No se trata de casos aislados, sino de parte de un patrón: el silenciamiento, el acoso y la destrucción de quienes se atreven a disentir de la nueva ortodoxia.

Una de las razones por las que me tomo la situación de Charlie Kirk como algo personal es porque veo en él lo que muy pocos defienden: alguien que trabaja incansablemente para que los demás puedan expresarse con seguridad, incluso cuando no se está de acuerdo con todas sus opiniones. Y, sin embargo, también siento una profunda sensación de traición ante el silencio y la apatía de amigos cristianos que saben muy bien lo importante que es esto, y no dicen nada cuando nos ven acosados, avergonzados o atacados en sus hilos.

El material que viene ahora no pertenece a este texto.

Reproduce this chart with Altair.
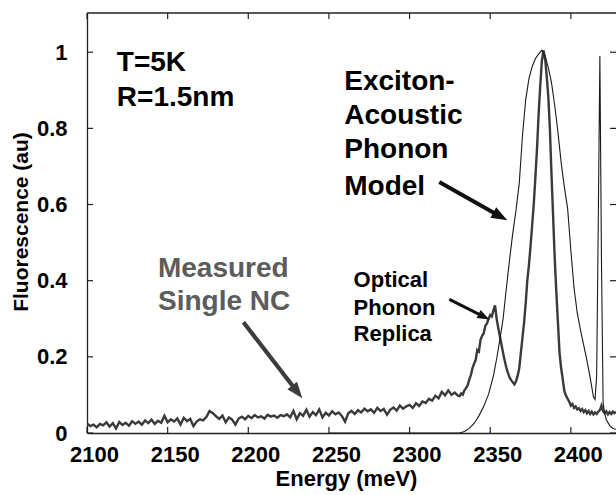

No se trata de debates abstractos. Son mi vida y la vida de todas las personas que me importan y que se niegan a doblegarse ante la coacción. He enfrentado amenazas que me han hecho temer por mi vida, y sigo hablando porque el costo del silencio es mucho mayor. La lucha por la libertad de expresión, de pensamiento y de disidencia es urgente, inmediata y profundamente personal. Si no la defendemos ahora, corremos el riesgo de que los defensores de la libertad sean reemplazados por los ejecutores de la conformidad, y el mundo en el que una vez creímos se perderá.